内閣府は38年ぶりに新たな景気動向指数を作成
内閣府は経済全体の変化を表す景気動向指数に、サービス産業や消費に重きを置いた新たな指数を設ける。景気動向指数のうち現状把握に使う「一致指数」を巡っては、製造業の変動の影響が実態より強く出ているとの指摘があった。既存の指数は残し、新たな指数を参考値として公表することで景気を多角的に把握できるようにする(18日付日本経済新聞)。
内閣府が発表している景気動向指数とは、景気動向を示す複数の指標を使い、3か月前と比較して上昇した指標の割合を示し、これにより景気が上向きか下向きかの方向性を示すものである。景気に先がけて反応する先行指数、足元景気動向を知るための一致指数、景気の動向に半年から1年程度遅れるとされる遅行指数がある。
一致指数は景気局面や景気転換点の判断に用いられる。50%が景気転換点の目安となり、一致指数が3か月以上連続して50%を超えているときは景気拡大局面にあるとされ、下回っているときは後退局面にあるとされている。
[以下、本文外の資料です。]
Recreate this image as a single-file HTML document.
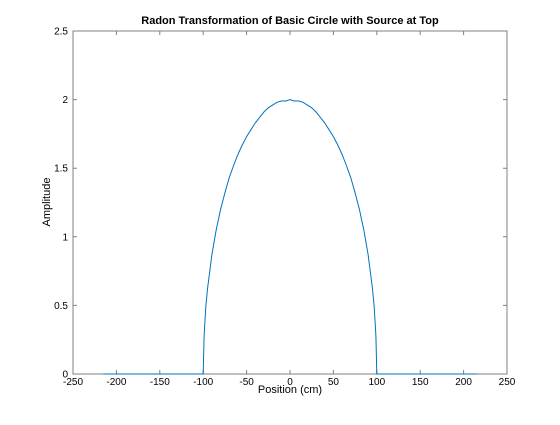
<!DOCTYPE html>
<html><head><meta charset="utf-8"><style>
body{margin:0;background:#fff;}
svg text{font-family:"Liberation Sans",sans-serif;}
</style></head><body>
<svg width="560" height="420" viewBox="0 0 560 420">
<rect x="0" y="0" width="560" height="420" fill="#fff"/>
<rect x="73" y="31" width="434" height="343" fill="#fff"/>
<g id="ticks"></g>
<rect x="73" y="31" width="434" height="343" fill="none" stroke="#808080" stroke-width="1"/>
<path id="line" fill="none" stroke="#0072BD" stroke-width="1"/>
<text x="290" y="24" text-anchor="middle" font-size="11" font-weight="bold">Radon Transformation of Basic Circle with Source at Top</text>
<text x="290" y="393" text-anchor="middle" font-size="11">Position (cm)</text>
<text transform="translate(50,202) rotate(-90)" text-anchor="middle" font-size="11">Amplitude</text>
</svg>
<script>
const positions=[-215,-100,-99,-97,-95,-90,-85,-80,-75,-70,-65,-60,-55,-50,-45,-40,-35,-30,-25,-20,-15,-10,-5,0,5,10,15,20,25,30,35,40,45,50,55,60,65,70,75,80,85,90,95,97,99,100,215];
const amplitudes=[0,0,0.28,0.49,0.62,0.87,1.05,1.2,1.32,1.43,1.52,1.6,1.67,1.73,1.78,1.83,1.87,1.91,1.94,1.96,1.98,1.99,1.99,2.0,1.99,1.99,1.98,1.96,1.94,1.91,1.87,1.83,1.78,1.73,1.67,1.6,1.52,1.43,1.32,1.2,1.05,0.87,0.62,0.49,0.28,0,0];
const xTicks=[-250,-200,-150,-100,-50,0,50,100,150,200,250];
const yTicks=[0,0.5,1,1.5,2,2.5];
const yTickLabels=["0","0.5","1","1.5","2","2.5"];
const X=v=>73+(v+250)/500*434;
const Y=v=>374-v/2.5*343;
const NS="http://www.w3.org/2000/svg";
const g=document.getElementById('ticks');
xTicks.forEach(t=>{
 const l=document.createElementNS(NS,'path');
 l.setAttribute('d',`M${X(t)},374v-4M${X(t)},31v4`);
 l.setAttribute('stroke','#808080');
 
 
 g.appendChild(l);
 const tx=document.createElementNS(NS,'text');
 tx.setAttribute('x',X(t));tx.setAttribute('y',385);
 tx.setAttribute('text-anchor','middle');tx.setAttribute('font-size','10');
 tx.textContent=t;
 
 
 g.appendChild(tx);
});
yTicks.forEach((t,i)=>{
 const l=document.createElementNS(NS,'path');
 l.setAttribute('d',`M73,${Y(t)}h4M507,${Y(t)}h-4`);
 l.setAttribute('stroke','#808080');
 
 
 g.appendChild(l);
 const tx=document.createElementNS(NS,'text');
 tx.setAttribute('x',68);tx.setAttribute('y',Y(t)+3.5);
 tx.setAttribute('text-anchor','end');tx.setAttribute('font-size','10');
 tx.textContent=yTickLabels[i];
 
 
 g.appendChild(tx);
});
document.getElementById('line').setAttribute('d',positions.map((p,i)=>(i?'L':'M')+X(p).toFixed(1)+','+Y(amplitudes[i]).toFixed(1)).join(''));
</script>
</body></html>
一致指数では、鉱工業生産指数、鉱工業生産財出荷指数、大口電力使用量、製造業稼働率指数、所定外労働時間指数、投資財出荷指数、商業販売額(小売業、卸売業)、全産業営業利益、中小企業売上高、有効求人倍率を使っている。
この指数について専門家の間では製造業の動向に重点が置かれ、サービス産業が広がっている経済構造の変化を反映していないという指摘が出ていた。
このため有識者で作る内閣府の研究会が議論した結果、今の「景気動向指数」とは別に外食や旅行、医療などサービス産業の動きをより反映した新しい経済指標を設けることになった(25日付NHK)。
内閣府が景気の動向を示す指標を新たに作るのは38年ぶりとなる。内閣府は、この指標を来月下旬から参考指標として公表する予定。